Without questioning any of our prior decisions, we conclude that in this case and prospectively the remedy for omission of an opportunity for presentence allocution should be vacation of the sentence and a new sentencing proceeding in conformity with Rules 32 and 32.1. We make this decision in the exercise of our “supervisory powers to oversee the administration of criminal justice within federal courts,” Daye v. Attorney General, 712 F.2d 1566, 1571 (2d Cir. 1983), an authority we have exercised with respect to sentencing procedures, see United States v. Ming He, 94 F.3d 782, 792 (2d Cir. 1996), “particularly when we are dealing with a procedure for which a uniform practice is called for,”id.; see also United States v. Johnson, 221 F.3d 83, 96 (2d Cir. 2000) (asserting availability of supervisory powers for sentencing procedures). We are mindful that supervisory powers are not to be used to circumvent the harmless error rule, see Bank of Nova Scotia v. United States, 487 U.S. 250, 254-55, 108 S.Ct. 2369, 101 L.Ed.2d 228 (1988), but we do not believe that non-compliance with Rule 32.1 was harmless error in this case.
Gonzalez also challenges the adequacy of the District Judge’s brief statement of reasons for the sentence imposed, but, since resentencing is required, we can expect that whatever sentence is imposed will be appropriately explained.
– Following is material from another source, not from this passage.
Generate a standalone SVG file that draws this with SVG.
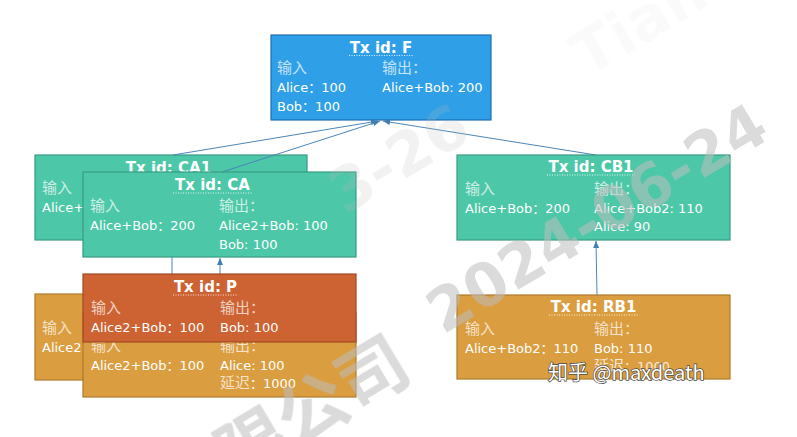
<svg xmlns="http://www.w3.org/2000/svg" width="797" height="437" viewBox="0 0 797 437">
<defs>
<style>
.bx-blue{fill:#2FA0E7;stroke:#1D6FB3;stroke-width:1.2}
.bx-teal{fill:#4CC7A8;stroke:#379B82;stroke-width:1.2}
.bx-red{fill:#CD6232;stroke:#A44A22;stroke-width:1.2}
.bx-org{fill:#DA9D3F;stroke:#AD7A2C;stroke-width:1.2}
.t{font-family:"DejaVu Sans","Noto Sans CJK SC",sans-serif;fill:#fff}
.ti{font-weight:bold;font-size:15px;text-anchor:middle}
.lb{font-size:15px;fill-opacity:0.72}
.v{font-size:13px}
.ul{stroke:#fff;stroke-width:1;stroke-dasharray:1 1.5;opacity:0.85}
.conn{stroke:#4A86B8;stroke-width:1;fill:none}
.wm{font-family:"DejaVu Sans","Noto Sans CJK SC",sans-serif;font-weight:bold;fill:#bdbdbd}
</style>
<marker id="ah" markerWidth="7" markerHeight="6" refX="7" refY="3" orient="auto" markerUnits="userSpaceOnUse">
<path d="M0,0 L7,3 L0,6 z" fill="#3F7DB3"/>
</marker>
<clipPath id="clipL"><rect x="30" y="140" width="53" height="260"/></clipPath>
</defs>
<rect width="797" height="437" fill="#fff"/>

<g id="node-F">
<rect class="bx-blue" x="271" y="35" width="220" height="85"/>
<text class="t ti" x="381" y="52.5">Tx id: F</text>
<line class="ul" x1="349" y1="55.5" x2="413" y2="55.5"/>
<text class="t lb" x="277" y="72.5">输入</text>
<text class="t lb" x="382" y="72.5">输出：</text>
<text class="t v" x="277" y="92">Alice：100</text>
<text class="t v" x="382" y="92">Alice+Bob: 200</text>
<text class="t v" x="277" y="111">Bob：100</text>
</g>

<g id="node-CA1">
<rect class="bx-teal" x="35" y="155" width="272" height="85"/>
<text class="t ti" x="168.5" y="172.5">Tx id: CA1</text>
<text class="t lb" x="42" y="193">输入</text>
<text class="t v" x="42" y="212" clip-path="url(#clipL)">Alice+Bob：200</text>
</g>

<g id="connectors">
<line class="conn" x1="173" y1="155" x2="378" y2="121" marker-end="url(#ah)"/>
<line class="conn" x1="222" y1="172" x2="380" y2="121" marker-end="url(#ah)"/>
<line class="conn" x1="596" y1="155" x2="383" y2="121" marker-end="url(#ah)"/>
<line class="conn" x1="220" y1="274" x2="220" y2="258" marker-end="url(#ah)"/>
<line class="conn" x1="172" y1="257" x2="172" y2="274"/>
<line class="conn" x1="597" y1="295" x2="596" y2="241" marker-end="url(#ah)"/>
</g>

<g id="node-CA">
<rect class="bx-teal" x="83" y="172" width="273" height="85"/>
<text class="t ti" x="212.5" y="190">Tx id: CA</text>
<line class="ul" x1="173" y1="193" x2="252" y2="193"/>
<text class="t lb" x="90" y="211">输入</text>
<text class="t lb" x="219" y="211">输出：</text>
<text class="t v" x="90" y="230">Alice+Bob：200</text>
<text class="t v" x="219" y="230">Alice2+Bob: 100</text>
<text class="t v" x="219" y="249">Bob: 100</text>
</g>

<g id="node-CB1">
<rect class="bx-teal" x="457" y="155" width="273" height="85"/>
<text class="t ti" x="591" y="172">Tx id: CB1</text>
<line class="ul" x1="547" y1="175" x2="635" y2="175"/>
<text class="t lb" x="465" y="194">输入</text>
<text class="t lb" x="594" y="194">输出：</text>
<text class="t v" x="465" y="213">Alice+Bob：200</text>
<text class="t v" x="594" y="213">Alice+Bob2: 110</text>
<text class="t v" x="594" y="231">Alice: 90</text>
</g>

<g id="node-R-left">
<rect class="bx-org" x="35" y="294" width="272" height="86"/>
<text class="t lb" x="42" y="333">输入</text>
<text class="t v" x="42" y="352" clip-path="url(#clipL)">Alice2+Bob：100</text>
</g>

<g id="node-R">
<rect class="bx-org" x="83" y="313" width="273" height="84"/>
<text class="t lb" x="91" y="351">输入</text>
<text class="t lb" x="220" y="351">输出：</text>
<text class="t v" x="91" y="370">Alice2+Bob：100</text>
<text class="t v" x="220" y="370">Alice: 100</text>
<text class="t v" x="220" y="388"><tspan class="lb" style="fill-opacity:0.72">延迟</tspan>：1000</text>
</g>

<g id="node-P">
<rect class="bx-red" x="83" y="274" width="273" height="68"/>
<text class="t ti" x="205.5" y="292">Tx id: P</text>
<line class="ul" x1="173" y1="295" x2="238" y2="295"/>
<text class="t lb" x="91" y="313">输入</text>
<text class="t lb" x="220" y="313">输出：</text>
<text class="t v" x="91" y="332">Alice2+Bob：100</text>
<text class="t v" x="220" y="332">Bob: 100</text>
</g>

<g id="node-RB1">
<rect class="bx-org" x="457" y="295" width="273" height="84"/>
<text class="t ti" x="593.5" y="312">Tx id: RB1</text>
<line class="ul" x1="549" y1="315" x2="638" y2="315"/>
<text class="t lb" x="465" y="334">输入</text>
<text class="t lb" x="594" y="334">输出：</text>
<text class="t v" x="465" y="353">Alice+Bob2：110</text>
<text class="t v" x="594" y="353">Bob: 110</text>
<text class="t v" x="594" y="371" fill-opacity="0.8"><tspan style="font-size:15px">延迟</tspan>：1000</text>
</g>

<g id="watermark" opacity="0.55">
<text class="wm" x="0" y="0" font-size="60" transform="translate(443,335) rotate(-31)">2024-06-24</text>
<text class="wm" x="-22" y="18" font-size="70" text-anchor="end" transform="translate(425,350) rotate(-31)">限公司</text>
<text class="wm" x="345" y="215" font-size="60" opacity="0.35" transform="rotate(-31 345 215)">3-26</text>
<text class="wm" x="588" y="78" font-size="60" opacity="0.12" transform="rotate(-31 588 78)">Tian</text>
</g>
<text x="548" y="380" font-family="'Noto Sans CJK SC','Noto Sans',sans-serif" font-size="20" fill="#fff" stroke="#4a4a4a" stroke-width="1.4" paint-order="stroke">知乎 @maxdeath</text>
</svg>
Substantive claim. Substantive reasonableness review concerns “whether the length of the sentence is reasonable.” United States v. Rattoballi, 452 F.3d 127, 132 (2d Cir. 2006). This review focuses on a district court’s explanation of its sentence in light of the factors contained in 18 U.S.C. § 3553(a). See United States v. Sindima, 488 F.3d 81, 84 (2d Cir. 2007); Rattoballi, 452 F.3d at 134-35. Substantive reasonableness review “is akin to review for abuse of discretion.” United States v. Fernandez, 443 F.3d 19, 27 (2d Cir. 2006). A district court is statutorily required to “state in open court the reasons for its imposition of [a] particular sentence.” 18 U.S.C. § 3553(c). Where, as here, the sentence is outside of an advisory Guidelines range, “the court must also state with specificity in the written order the specific reason for the sentence imposed.” Sindima, 488 F.3d at 85 (internal quotation marks omitted).
Here, Gonzalez’s two-year sentence was more than twice as long as the ten-month high-end of his Guidelines range. Cf. Sindima, 488 F.3d at 85-87
(36-month sentence for violation of probation not supported by sufficiently compelling reasons). Determination of whether the sentence is unreasonable is hampered by the brevity of the reasons given for it. We note that the Sentencing Commission’s policy statement concerning violation of supervised release recommends that “the court should sanction primarily the defendant’s breach of trust, while taking into account, to a limited degree, the seriousness of the underlying violation and the criminal history of the violator.” U.S.S.G. Ch. 7, Pt. A,
intro. comment. 3(b); see United States v. Verkhoglyad, 516 F.3d 122, 130
(2d Cir. 2008); Sindima, 488 F.3d at 86. It is not clear whether the District Judge had this policy statement in mind and endeavored to make a justified decision to impose a non-Guidelines sentence without regard to it. Since resentencing is required, a decision on reasonableness of sentence length can be deferred until such time as a new sentence, properly imposed, might be challenged on appeal.
For the foregoing reasons, the case is remanded for vacation of the sentence and resentencing.